A group of students at Mustang High School serve as partners to the athletes in the Special Olympics. And what they did for Tanner Flowers Thursday was totally selfless.
It was a homecoming fit for the most deserving group of people; Mustang Police shut down intersections to make way for the Special Olympians to return from Stillwater.
Tanner Flowers competed in the bocce ball games with his partner Halle Andrews, a junior at Mustang High. But they came in fourth place, it wasn't enough to get a medal.
“Tanner and I had some really great competition and we just missed it by a few points,” Andrews said.
It was devastating for Tanner and for his parents, Linda and Jerry Flowers.

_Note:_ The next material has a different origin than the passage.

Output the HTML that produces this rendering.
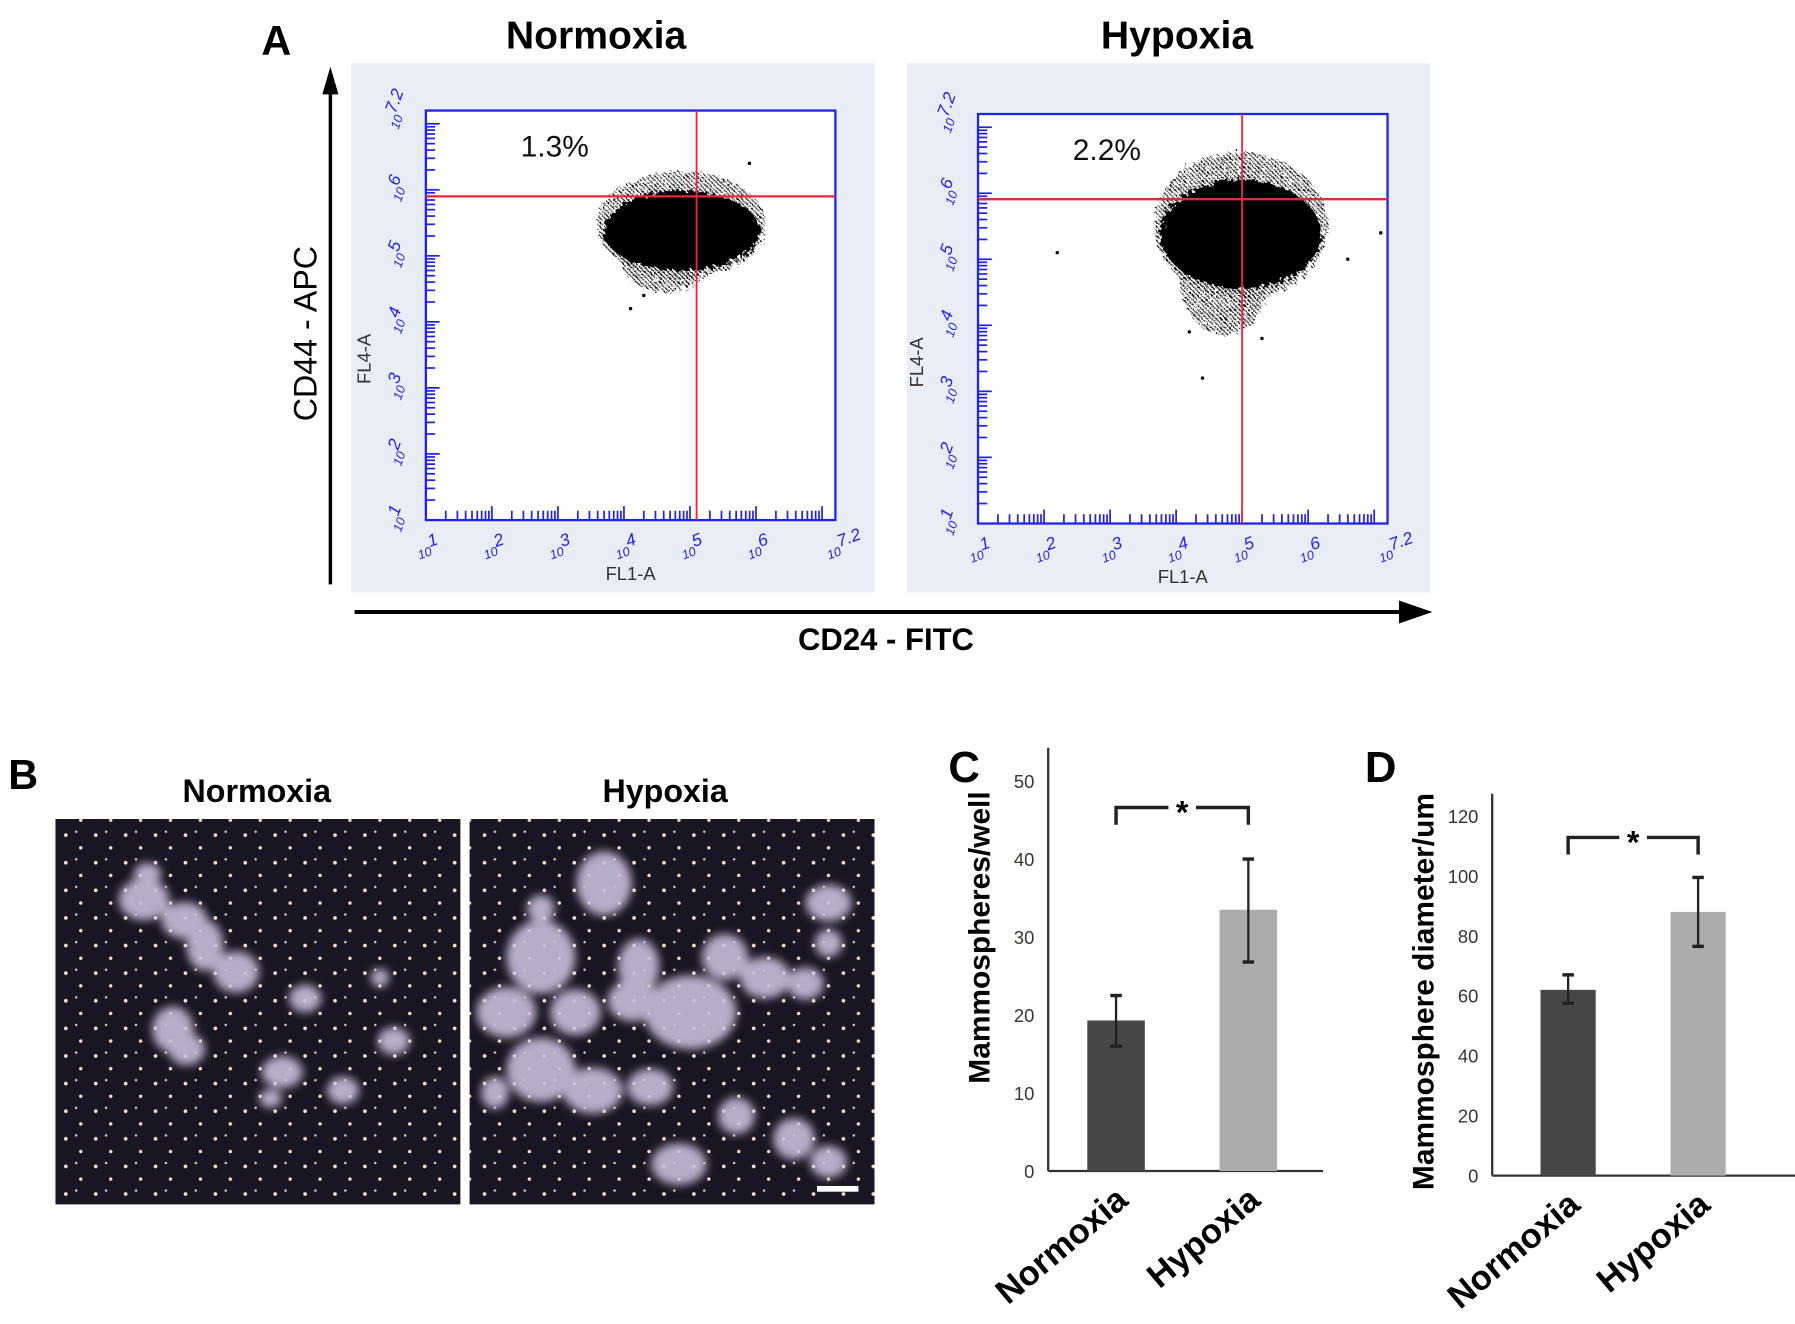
<!DOCTYPE html>
<html><head><meta charset="utf-8">
<style>
html,body{margin:0;padding:0;background:#fff;}
svg{display:block;font-family:"Liberation Sans",sans-serif;}
</style></head>
<body>
<svg id="fig" width="1795" height="1324" viewBox="0 0 1560 1151" xmlns="http://www.w3.org/2000/svg">
<defs>
  <pattern id="speck" width="4" height="4" patternUnits="userSpaceOnUse">
    <rect x="0.5" y="0.5" width="1.8" height="1.8" fill="#000"/>
    <rect x="2.5" y="2.5" width="1.3" height="1.3" fill="#000"/>
  </pattern>
  <pattern id="stars" width="26" height="24" patternUnits="userSpaceOnUse">
    <circle cx="5" cy="6" r="1.6" fill="#f4e6c8"/>
    <circle cx="18" cy="17" r="1.5" fill="#f0e0c0"/>
    <circle cx="14" cy="3" r="1.1" fill="#d8c8b0"/>
  </pattern>
  <filter id="blur3"><feGaussianBlur stdDeviation="4"/></filter>
  <filter id="rough"><feTurbulence type="fractalNoise" baseFrequency="0.25" numOctaves="2" result="n"/><feDisplacementMap in="SourceGraphic" in2="n" scale="10"/></filter>
</defs>
<g id="root"></g>
</svg>
<script>
// ---- Flow cytometry data (log10 units) ----
const flowPanels = ["Normoxia", "Hypoxia"];
const flowPercents = ["1.3%", "2.2%"];
const gateX = [5.1, 5.0];
const gateY = [5.9, 5.91];
const cloudCx = [4.87, 4.98];
const cloudCy = [5.38, 5.38];
const cloudRx = [1.22, 1.25];
const cloudRy = [0.62, 0.85];
const outlierX = [[4.1, 4.3, 5.9], [2.2, 4.2, 4.4, 5.3, 6.6, 7.1]];
const outlierY = [[4.2, 4.4, 6.4], [5.1, 3.9, 3.2, 3.8, 5.0, 5.4]];
const logTicks = ["1", "2", "3", "4", "5", "6", "7.2"];
const logVals = [1, 2, 3, 4, 5, 6, 7.2];

// ---- Bar chart data ----
const barCats = ["Normoxia", "Hypoxia"];
const cVals = [19.3, 33.5];
const cLow = [16.0, 26.8];
const cHigh = [22.5, 40.0];
const cTicks = [0, 10, 20, 30, 40, 50];
const dVals = [62, 88];
const dLow = [57.5, 76.5];
const dHigh = [67, 99.5];
const dTicks = [0, 20, 40, 60, 80, 100, 120];

const NS = "http://www.w3.org/2000/svg";
const root = document.getElementById("root");
function mk(tag, attrs, parent, text){
  const e = document.createElementNS(NS, tag);
  for (const k in attrs) e.setAttribute(k, attrs[k]);
  if (text !== undefined) e.textContent = text;
  (parent || root).appendChild(e);
  return e;
}

// ---------- Panel A ----------
let t;
t = mk("text", {x:240, y:48, "font-size":36, "font-weight":"bold", "text-anchor":"middle"}, root, "A");



const panelX0 = [305, 788];
const boxX0 = [370, 850];
const boxY1 = [452, 455];
const titleX = [518, 1023];
flowPanels.forEach((name, i) => {
  const g = mk("g", {});
  
  
  const title = mk("text", {x:titleX[i], y:42, "font-size":34, "font-weight":"bold", "text-anchor":"middle"}, g, name);
  
  
  const bg = mk("rect", {x:panelX0[i], y:55, width:455, height:460, fill:"#e9eef6"}, g);
  
  
  const bx0 = boxX0[i], by1 = boxY1[i], S = 57.4;
  const sx = v => bx0 + (v - 1) * S;
  const sy = v => by1 - (v - 1) * S;
  const plot = mk("rect", {x:bx0, y:sy(7.2), width:356, height:356, fill:"#fff", stroke:"#2222ee", "stroke-width":2}, g);
  
  
  for (let d = 1; d < 7.2; d++) {
    for (let m = 1; m < 10; m++) {
      const v = d + Math.log10(m);
      if (v > 7.2) break;
      const len = m === 1 ? 12 : 8;
      mk("line", {x1:sx(v), x2:sx(v), y1:by1, y2:by1 - len, stroke:"#2222ee", "stroke-width":1.5}, g);
      mk("line", {x1:bx0, x2:bx0 + len, y1:sy(v), y2:sy(v), stroke:"#2222ee", "stroke-width":1.5}, g);
    }
  }
  logVals.forEach((v, k) => {
    const xl = mk("text", {x:sx(v) - 8, y:by1 + 32, "font-size":14, fill:"#2222ee", "font-style":"italic", transform:`rotate(-20 ${sx(v)} ${by1+26})`}, g);
    mk("tspan", {"font-size":11}, xl, "10");
    mk("tspan", {dy:-7, "font-size":15}, xl, logTicks[k]);
    
    
    const yl = mk("text", {x:bx0 - 22, y:sy(v) + 4, "font-size":14, fill:"#2222ee", "font-style":"italic", transform:`rotate(-70 ${bx0-22} ${sy(v)})`, "text-anchor":"middle"}, g);
    mk("tspan", {"font-size":11}, yl, "10");
    mk("tspan", {dy:-7, "font-size":15}, yl, logTicks[k]);
    
    
  });
  const fl1 = mk("text", {x:bx0 + 178, y:by1 + 52, "font-size":16, "text-anchor":"middle", fill:"#333"}, g, "FL1-A");
  
  
  const fl4 = mk("text", {x:bx0 - 48, y:by1 - 140, "font-size":16, "text-anchor":"middle", fill:"#333", transform:`rotate(-90 ${bx0-48} ${by1-140})`}, g, "FL4-A");
  
  
  const cg = mk("g", {}, g);
  
  
  const cx = sx(cloudCx[i]), cy = sy(cloudCy[i]), rx = cloudRx[i] * S, ry = cloudRy[i] * S;
  mk("ellipse", {cx:cx, cy:cy - ry * 0.15, rx:rx * 1.05, ry:ry * 1.3, fill:"url(#speck)", filter:"url(#rough)"}, cg);
  mk("ellipse", {cx:cx - rx * 0.2, cy:cy + ry * 0.7, rx:rx * 0.55, ry:ry * (i ? 1.1 : 0.8), fill:"url(#speck)", filter:"url(#rough)"}, cg);
  mk("ellipse", {cx:cx, cy:cy, rx:rx * 0.97, ry:ry * 0.97, fill:"#000", filter:"url(#rough)"}, cg);
  outlierX[i].forEach((ox, k) => {
    const p = mk("circle", {cx:sx(ox), cy:sy(outlierY[i][k]), r:1.5, fill:"#000"}, cg);
    
    
  });
  const gv = mk("line", {x1:sx(gateX[i]), x2:sx(gateX[i]), y1:sy(7.2), y2:by1, stroke:"#e8283c", "stroke-width":1.6}, g);
  
  
  const gh = mk("line", {x1:bx0, x2:bx0 + 356, y1:sy(gateY[i]), y2:sy(gateY[i]), stroke:"#e8283c", "stroke-width":2}, g);
  
  
  const pct = mk("text", {x:bx0 + 112, y:sy(7.2) + 40, "font-size":26, "text-anchor":"middle", fill:"#111"}, g, flowPercents[i]);
  
  
});
let a = mk("line", {x1:287, y1:508, x2:287, y2:75, stroke:"#000", "stroke-width":3});


a = mk("polygon", {points:"287,58 280,82 294,82", fill:"#000"});


t = mk("text", {x:275, y:290, "font-size":28, "text-anchor":"middle", transform:"rotate(-90 275 290)"}, root, "CD44 - APC");


a = mk("line", {x1:308, y1:532, x2:1225, y2:532, stroke:"#000", "stroke-width":3.5});


a = mk("polygon", {points:"1245,532 1216,522 1216,542", fill:"#000"});


t = mk("text", {x:770, y:565, "font-size":27, "font-weight":"bold", "text-anchor":"middle"}, root, "CD24 - FITC");



// ---------- Panel B ----------
t = mk("text", {x:20, y:686, "font-size":36, "font-weight":"bold", "text-anchor":"middle"}, root, "B");


const imgX = [48, 408];
const imgTitles = ["Normoxia", "Hypoxia"];
const imgTitleX = [223, 578];
const blobs = [
  [[125,782,22,18],[160,800,20,16],[178,822,16,22],[205,845,20,18],[150,895,18,20],[162,912,16,14],[245,932,18,14],[265,868,14,12],[298,948,14,12],[342,905,14,12],[128,760,12,10],[235,955,10,8],[330,850,8,8]],
  [[525,768,24,28],[470,832,30,32],[500,880,22,20],[440,880,26,22],[470,930,30,28],[555,840,18,24],[600,880,40,32],[550,870,22,18],[515,948,26,20],[565,945,20,16],[630,832,20,20],[665,850,22,18],[700,855,16,14],[720,785,20,16],[640,970,16,16],[690,990,18,18],[720,1010,16,14],[590,1012,24,18],[430,950,12,14],[470,790,12,12],[720,820,12,12]]
];
imgX.forEach((x0, i) => {
  const g = mk("g", {});
  
  
  const tt = mk("text", {x:imgTitleX[i], y:697, "font-size":28, "font-weight":"bold", "text-anchor":"middle"}, g, imgTitles[i]);
  
  
  mk("rect", {x:x0, y:712, width:352, height:335, fill:"#1a1522"}, g);
  mk("rect", {x:x0, y:712, width:352, height:335, fill:"url(#stars)"}, g);
  const bg = mk("g", {filter:"url(#blur3)", opacity:0.9}, g);
  blobs[i].forEach(b => mk("ellipse", {cx:b[0], cy:b[1], rx:b[2], ry:b[3], fill:"#c9bedc"}, bg));
});
a = mk("rect", {x:710, y:1031, width:36, height:5, fill:"#fff"});



// ---------- Bar charts ----------
function barChart(o){
  const g = mk("g", {});
  
  
  const sy = v => o.y0 - v * o.k;
  const L = mk("text", {x:o.lx, y:o.ly, "font-size":38, "font-weight":"bold", "text-anchor":"middle"}, g, o.letter);
  
  
  const ya = mk("line", {x1:o.ax, x2:o.ax, y1:o.yTop, y2:o.y0, stroke:"#333", "stroke-width":2}, g);
  
  
  const xa = mk("line", {x1:o.ax, x2:o.xEnd, y1:o.y0, y2:o.y0, stroke:"#333", "stroke-width":2}, g);
  
  
  o.ticks.forEach(v => {
    const tl = mk("text", {x:o.ax - 12, y:sy(v) + 6, "font-size":16, "text-anchor":"end", fill:"#3a3530"}, g, String(v));
    
    
  });
  const yt = mk("text", {x:o.tx, y:o.ty, "font-size":26, "font-weight":"bold", "text-anchor":"middle", transform:`rotate(-90 ${o.tx} ${o.ty})`}, g, o.title);
  
  
  const fills = ["#474747", "#acacac"];
  const centers = [];
  o.cats.forEach((c, i) => {
    const cx = o.bx[i] + o.bw / 2;
    centers.push(cx);
    const r = mk("rect", {x:o.bx[i], y:sy(o.vals[i]), width:o.bw, height:o.y0 - sy(o.vals[i]), fill:fills[i]}, g);
    
    
    const eb = mk("g", {stroke:"#222", "stroke-width":2}, g);
    
    
    mk("line", {x1:cx, x2:cx, y1:sy(o.hi[i]), y2:sy(o.lo[i])}, eb);
    mk("line", {x1:cx - 5, x2:cx + 5, y1:sy(o.hi[i]), y2:sy(o.hi[i]), "stroke-width":3}, eb);
    mk("line", {x1:cx - 5, x2:cx + 5, y1:sy(o.lo[i]), y2:sy(o.lo[i]), "stroke-width":3}, eb);
    const lx = cx + 12, ly = o.y0 + 28;
    const xl = mk("text", {x:lx, y:ly, "font-size":30, "font-weight":"bold", "text-anchor":"end", transform:`rotate(-40 ${lx} ${ly})`}, g, c);
    
    
  });
  const br = mk("g", {}, g);
  
  
  const by = o.brY, mid = (centers[0] + centers[1]) / 2;
  mk("polyline", {points:`${centers[0]},${by+15} ${centers[0]},${by} ${mid-12},${by}`, fill:"none", stroke:"#222", "stroke-width":3}, br);
  mk("polyline", {points:`${mid+12},${by} ${centers[1]},${by} ${centers[1]},${by+15}`, fill:"none", stroke:"#222", "stroke-width":3}, br);
  mk("text", {x:mid, y:by + 14, "font-size":28, "font-weight":"bold", "text-anchor":"middle"}, br, "*");
}
barChart({name:"chart-c-mammospheres-per-well", letter:"C", lx:838, ly:680, ax:911, y0:1018, yTop:650, xEnd:1150, k:6.78,
  ticks:cTicks, cats:barCats, vals:cVals, lo:cLow, hi:cHigh, bx:[945,1060], bw:50, brY:702,
  title:"Mammospheres/well", tx:860, ty:815});
barChart({name:"chart-d-mammosphere-diameter", letter:"D", lx:1200, ly:680, ax:1297, y0:1022, yTop:690, xEnd:1573, k:2.605,
  ticks:dTicks, cats:barCats, vals:dVals, lo:dLow, hi:dHigh, bx:[1339,1452], bw:48, brY:728,
  title:"Mammosphere diameter/um", tx:1246, ty:862});
</script>
</body></html>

“Tanner had prayed all day long, just let me win that medal and I mean it was so emotional when they got fourth place and his heart was just broken and tears started to well up in his eyes,” Jerry said.
But Perry Edwards, another student partner who won third place and got the bronze medal stepped in.
“I just had to do something and I just wanted to see him smile,” he said.
Edwards told Tanner the referee’s had made a mistake and he did indeed win third place.
“And when he got that third place, Halle and Perry placed that medal around his neck and then hugged him and told him what he had just achieved and the smile on his face told the tale of what Special Olympics is all about,” Jerry explained.
To Tanner and many other competitors this is what they live for, so winning a Special Olympics medal is more than just winning a medal. It's winning a dream.
“To see your child who has struggled all his life to be accepted and to be part of a group like this, it’s just priceless,” Linda told News 9.
Fifty-nine Olympians competed from the Mustang area this past week, taking home dozens of medals.